Obviously these verdicts are very personal: I freely acknowledge that they reflect my opinions of the three musketeers as I held them before a word of tonight’s debate had been uttered. But then I think that this will be true of very many of the personal verdicts which will be confidently pronounced over the next few days. The three debaters were not transformed by the television cameras and microphones into different people with hitherto unsuspected strengths or weaknesses. By the same token, I suspect that few will change their voting intentions as a result of watching the programme, although rather more may be disproportionately influenced by the television, radio and newspaper coverage of the debate this evening and tomorrow, coverage that will in turn reflect the political predilections of the media organs that deliver their varying verdicts. Those whose votes in the polls put Brown in third and last place probably disliked and scorned Brown beforehand, and were comfortably confirmed in their dislike and scorn by what they heard and saw. The same was probably true of pre-existing opinions of Cameron. Clegg will have surprised many by having shown himself the equal in competence of the other two, and even their superior in style and charisma: others won’t even have known who he was until well into the debate. But he still won’t be forming a government on 7 May.

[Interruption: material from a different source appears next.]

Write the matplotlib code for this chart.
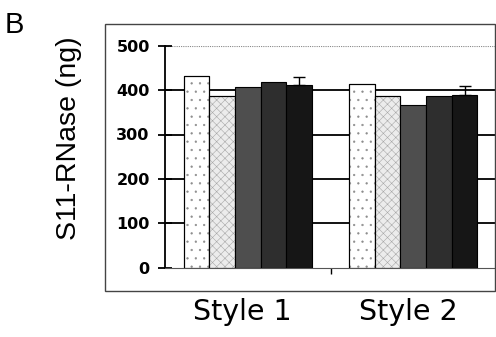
import matplotlib
matplotlib.use('Agg')
import matplotlib.pyplot as plt
from matplotlib.patches import Rectangle
import numpy as np

groups = ['Style 1', 'Style 2']
bar1 = [432, 414]
bar2 = [387, 387]
bar3 = [406, 367]
bar4 = [419, 386]
bar5 = [411, 390]
err5 = [19, 20]
yticks = [0, 100, 200, 300, 400, 500]

series = [bar1, bar2, bar3, bar4, bar5]
faces = ['white', '#ececec', '#4e4e4e', '#2e2e2e', '#161616']
hatches = ['..', 'xxxx', None, None, None]
hatch_cols = ['#8c8c8c', '#a8a8a8', None, None, None]

plt.rcParams['hatch.linewidth'] = 0.4

fig = plt.figure(figsize=(4.96, 3.37), dpi=100)
ax = fig.add_axes([165/496, (337-267.7)/337, 1 - 165/496, (267.7-45.7)/337])

# outer frame of the panel
fig.patches.append(Rectangle((105/496, (337-291)/337), 390/496, 267/337,
                             transform=fig.transFigure, fill=False,
                             edgecolor='#444444', lw=1.0))

x = np.arange(len(groups))
w = 0.155
for i, vals in enumerate(series):
    pos = x + (i - 2) * w
    ax.bar(pos, vals, w, color=faces[i], edgecolor='black', lw=0.8, zorder=3)
    if hatches[i]:
        ax.bar(pos, vals, w, fill=False, edgecolor=hatch_cols[i], lw=0,
               hatch=hatches[i], zorder=3)
        ax.bar(pos, vals, w, fill=False, edgecolor='black', lw=0.8, zorder=3)
ax.errorbar(x + 2 * w, bar5, yerr=[[0, 0], err5], fmt='none', ecolor='black',
            elinewidth=1, capsize=4, capthick=1, zorder=4)

# gridlines
for v in yticks[1:-1]:
    ax.axhline(v, color='black', lw=1.3, zorder=1)
ax.axhline(500, color='#888888', lw=0.8, ls=(0, (1, 1)), zorder=1)

ax.set_xlim(-0.5, 1.5)
ax.set_ylim(0, 500)
ax.set_yticks(yticks)
ax.set_xticks(x - 0.03)
ax.set_xticklabels(groups, fontsize=20.5)
ax.set_xticks([0.5], minor=True)
ax.tick_params(axis='x', which='major', length=0, pad=22)
ax.tick_params(axis='x', which='minor', length=4, direction='out', width=1)
ax.tick_params(axis='y', direction='inout', length=10, width=1.3, pad=6)
for t in ax.get_yticklabels():
    t.set_fontweight('bold')
    t.set_fontsize(11.5)
for s in ['top', 'right']:
    ax.spines[s].set_visible(False)
ax.spines['left'].set_linewidth(1.3)
ax.spines['bottom'].set_linewidth(0.8)
ax.spines['bottom'].set_color('#555555')

fig.text(69/496, 1 - 138/337, 'S11-RNase (ng)', rotation=90, ha='center',
         va='center', fontsize=20.5, family='Liberation Sans')
fig.text(5/496, 1 - 25/337, 'B', ha='left', va='center', fontsize=21,
         family='Liberation Sans')

fig.savefig('out.png', dpi=100)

We can however afford to be generous on at least one point. All did well, and all shall have prizes. The key to No. 10 Downing Street will however be awarded to only one of them. Unless there’s a political earthquake of heroic dimensions between now and 6 May, and regardless of how he performs in the remaining two debates, and notwithstanding the fatuities in his party’s election manifesto, and unless Labour can find a way of expressing complex and often counter-intuitive Keynesian truths in easily intelligible sound-bites which will be proof against malignant misrepresentation by the Daily Mail and the Murdoch media, it’s going to be this evening’s bronze medallist: David Cameron. We had better get used to it.